### Dataset section:
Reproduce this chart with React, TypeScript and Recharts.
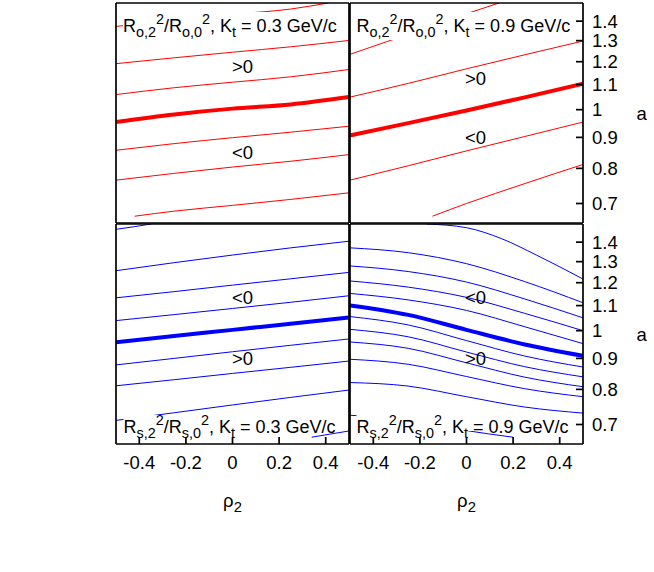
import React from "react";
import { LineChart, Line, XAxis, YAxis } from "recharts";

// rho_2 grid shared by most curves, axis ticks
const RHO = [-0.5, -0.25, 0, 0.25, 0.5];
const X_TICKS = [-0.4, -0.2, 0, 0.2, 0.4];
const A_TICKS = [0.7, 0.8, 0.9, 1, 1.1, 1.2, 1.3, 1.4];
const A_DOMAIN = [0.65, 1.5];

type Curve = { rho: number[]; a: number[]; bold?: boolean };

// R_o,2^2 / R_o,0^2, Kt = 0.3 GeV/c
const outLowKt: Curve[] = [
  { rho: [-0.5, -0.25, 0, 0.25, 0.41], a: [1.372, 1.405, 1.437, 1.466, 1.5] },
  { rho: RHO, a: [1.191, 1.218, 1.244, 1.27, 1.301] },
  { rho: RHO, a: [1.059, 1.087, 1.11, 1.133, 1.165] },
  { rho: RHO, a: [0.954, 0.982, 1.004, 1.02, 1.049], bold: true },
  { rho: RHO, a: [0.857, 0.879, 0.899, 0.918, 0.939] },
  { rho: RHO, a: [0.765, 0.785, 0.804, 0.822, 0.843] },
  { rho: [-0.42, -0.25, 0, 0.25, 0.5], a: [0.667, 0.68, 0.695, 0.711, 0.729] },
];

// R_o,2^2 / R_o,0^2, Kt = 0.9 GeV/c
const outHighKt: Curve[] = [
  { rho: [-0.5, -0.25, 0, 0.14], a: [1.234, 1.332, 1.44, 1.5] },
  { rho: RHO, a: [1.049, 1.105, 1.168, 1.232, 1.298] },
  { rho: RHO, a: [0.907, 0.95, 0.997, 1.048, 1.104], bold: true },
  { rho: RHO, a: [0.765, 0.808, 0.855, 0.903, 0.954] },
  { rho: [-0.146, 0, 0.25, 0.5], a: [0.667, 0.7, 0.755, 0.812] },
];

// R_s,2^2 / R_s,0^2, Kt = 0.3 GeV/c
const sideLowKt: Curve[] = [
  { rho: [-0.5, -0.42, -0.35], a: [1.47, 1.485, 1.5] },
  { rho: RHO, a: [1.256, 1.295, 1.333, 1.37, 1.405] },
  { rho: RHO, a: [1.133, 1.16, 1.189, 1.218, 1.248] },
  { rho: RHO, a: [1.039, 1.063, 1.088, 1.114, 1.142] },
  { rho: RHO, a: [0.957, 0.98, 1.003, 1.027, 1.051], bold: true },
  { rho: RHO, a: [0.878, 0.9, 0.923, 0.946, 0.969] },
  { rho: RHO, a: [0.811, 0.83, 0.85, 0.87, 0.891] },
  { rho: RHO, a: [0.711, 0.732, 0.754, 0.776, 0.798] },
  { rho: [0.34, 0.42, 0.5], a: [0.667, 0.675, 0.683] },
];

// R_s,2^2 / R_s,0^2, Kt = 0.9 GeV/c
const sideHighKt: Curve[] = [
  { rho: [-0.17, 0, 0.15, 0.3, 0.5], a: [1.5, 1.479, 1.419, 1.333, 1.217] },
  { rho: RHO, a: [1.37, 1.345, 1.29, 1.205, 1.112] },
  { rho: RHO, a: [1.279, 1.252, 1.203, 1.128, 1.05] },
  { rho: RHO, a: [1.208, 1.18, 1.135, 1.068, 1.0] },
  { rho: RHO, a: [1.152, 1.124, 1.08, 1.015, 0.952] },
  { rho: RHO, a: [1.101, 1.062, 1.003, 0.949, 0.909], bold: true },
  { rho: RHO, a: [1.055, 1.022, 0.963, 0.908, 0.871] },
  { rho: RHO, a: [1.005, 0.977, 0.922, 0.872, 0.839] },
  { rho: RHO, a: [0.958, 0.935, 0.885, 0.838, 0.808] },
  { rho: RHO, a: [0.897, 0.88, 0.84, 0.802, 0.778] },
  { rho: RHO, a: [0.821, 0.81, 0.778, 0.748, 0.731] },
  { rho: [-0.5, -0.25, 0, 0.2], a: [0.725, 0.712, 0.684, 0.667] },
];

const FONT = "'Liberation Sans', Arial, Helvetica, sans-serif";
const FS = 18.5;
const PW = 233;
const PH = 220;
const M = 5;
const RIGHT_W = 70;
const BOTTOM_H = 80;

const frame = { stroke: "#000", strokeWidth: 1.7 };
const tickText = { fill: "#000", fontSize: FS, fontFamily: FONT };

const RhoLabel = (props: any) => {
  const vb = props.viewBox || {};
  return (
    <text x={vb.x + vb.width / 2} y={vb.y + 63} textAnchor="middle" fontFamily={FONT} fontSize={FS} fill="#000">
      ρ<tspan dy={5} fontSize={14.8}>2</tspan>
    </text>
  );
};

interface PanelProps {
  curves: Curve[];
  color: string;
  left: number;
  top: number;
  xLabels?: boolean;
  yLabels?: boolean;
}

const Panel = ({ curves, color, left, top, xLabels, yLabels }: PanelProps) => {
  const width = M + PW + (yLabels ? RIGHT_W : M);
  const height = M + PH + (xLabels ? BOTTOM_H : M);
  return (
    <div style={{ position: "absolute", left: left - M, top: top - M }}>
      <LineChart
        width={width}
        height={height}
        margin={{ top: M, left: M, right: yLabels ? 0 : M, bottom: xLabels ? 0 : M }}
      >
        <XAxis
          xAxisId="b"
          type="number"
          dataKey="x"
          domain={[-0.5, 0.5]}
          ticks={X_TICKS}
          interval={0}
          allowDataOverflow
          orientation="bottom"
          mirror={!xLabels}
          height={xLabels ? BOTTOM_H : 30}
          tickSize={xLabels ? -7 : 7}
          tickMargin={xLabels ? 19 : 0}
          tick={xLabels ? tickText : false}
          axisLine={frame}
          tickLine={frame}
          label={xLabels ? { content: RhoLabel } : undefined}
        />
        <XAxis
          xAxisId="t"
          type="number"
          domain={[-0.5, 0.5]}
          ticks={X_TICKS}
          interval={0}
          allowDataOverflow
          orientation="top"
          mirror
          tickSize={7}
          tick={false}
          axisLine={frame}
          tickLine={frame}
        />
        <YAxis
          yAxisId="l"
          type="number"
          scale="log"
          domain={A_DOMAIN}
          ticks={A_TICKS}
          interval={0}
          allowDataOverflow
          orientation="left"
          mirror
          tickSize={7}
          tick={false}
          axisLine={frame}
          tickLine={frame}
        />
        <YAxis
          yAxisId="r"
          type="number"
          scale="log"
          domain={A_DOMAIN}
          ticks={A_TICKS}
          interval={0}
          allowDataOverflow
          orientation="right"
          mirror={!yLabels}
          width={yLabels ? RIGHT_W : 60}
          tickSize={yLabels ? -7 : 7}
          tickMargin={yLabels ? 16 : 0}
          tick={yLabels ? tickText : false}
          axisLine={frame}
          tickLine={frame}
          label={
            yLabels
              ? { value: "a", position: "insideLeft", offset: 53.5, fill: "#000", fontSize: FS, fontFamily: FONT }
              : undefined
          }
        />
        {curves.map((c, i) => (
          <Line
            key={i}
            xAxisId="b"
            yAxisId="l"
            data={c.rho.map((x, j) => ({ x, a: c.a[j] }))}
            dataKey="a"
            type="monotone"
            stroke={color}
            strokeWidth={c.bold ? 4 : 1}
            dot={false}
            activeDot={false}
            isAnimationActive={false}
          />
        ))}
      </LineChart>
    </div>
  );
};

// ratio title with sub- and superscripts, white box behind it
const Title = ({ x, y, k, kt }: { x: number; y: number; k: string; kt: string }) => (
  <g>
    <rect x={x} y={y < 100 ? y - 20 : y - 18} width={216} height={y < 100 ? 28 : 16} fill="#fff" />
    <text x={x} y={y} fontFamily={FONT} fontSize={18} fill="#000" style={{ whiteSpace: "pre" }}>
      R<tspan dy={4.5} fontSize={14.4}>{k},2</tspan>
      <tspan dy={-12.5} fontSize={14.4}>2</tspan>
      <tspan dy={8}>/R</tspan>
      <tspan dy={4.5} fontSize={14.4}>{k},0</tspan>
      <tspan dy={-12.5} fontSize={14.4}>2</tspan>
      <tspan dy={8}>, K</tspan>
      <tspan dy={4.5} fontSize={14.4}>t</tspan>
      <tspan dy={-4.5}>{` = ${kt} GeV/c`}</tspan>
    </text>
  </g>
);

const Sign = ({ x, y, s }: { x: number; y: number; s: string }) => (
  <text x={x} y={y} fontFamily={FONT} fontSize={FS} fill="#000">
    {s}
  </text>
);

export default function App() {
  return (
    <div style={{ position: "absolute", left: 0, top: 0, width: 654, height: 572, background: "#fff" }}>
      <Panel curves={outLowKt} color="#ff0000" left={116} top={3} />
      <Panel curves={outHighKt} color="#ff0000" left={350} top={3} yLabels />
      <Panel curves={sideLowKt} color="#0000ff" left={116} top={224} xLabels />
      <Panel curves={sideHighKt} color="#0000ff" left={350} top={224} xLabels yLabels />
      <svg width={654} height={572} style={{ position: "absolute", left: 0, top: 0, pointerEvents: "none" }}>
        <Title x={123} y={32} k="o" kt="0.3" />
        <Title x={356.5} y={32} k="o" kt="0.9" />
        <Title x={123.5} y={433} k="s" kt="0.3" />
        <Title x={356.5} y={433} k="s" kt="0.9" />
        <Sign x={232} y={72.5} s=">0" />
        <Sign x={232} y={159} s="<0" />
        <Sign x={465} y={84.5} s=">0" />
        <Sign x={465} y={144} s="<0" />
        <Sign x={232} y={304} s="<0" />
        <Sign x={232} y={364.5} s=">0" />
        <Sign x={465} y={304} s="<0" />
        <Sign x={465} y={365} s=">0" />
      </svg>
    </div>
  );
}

### Task objective:
Leave out the pictures, then repeat the listing above exactly from its first line to the line with "number[]; a: number[];", inclusive.

### Response to the exercise:
Reproduce this chart with React, TypeScript and Recharts.
import React from "react";
import { LineChart, Line, XAxis, YAxis } from "recharts";

// rho_2 grid shared by most curves, axis ticks
const RHO = [-0.5, -0.25, 0, 0.25, 0.5];
const X_TICKS = [-0.4, -0.2, 0, 0.2, 0.4];
const A_TICKS = [0.7, 0.8, 0.9, 1, 1.1, 1.2, 1.3, 1.4];
const A_DOMAIN = [0.65, 1.5];

type Curve = { rho: number[]; a: number[]; bold?: boolean };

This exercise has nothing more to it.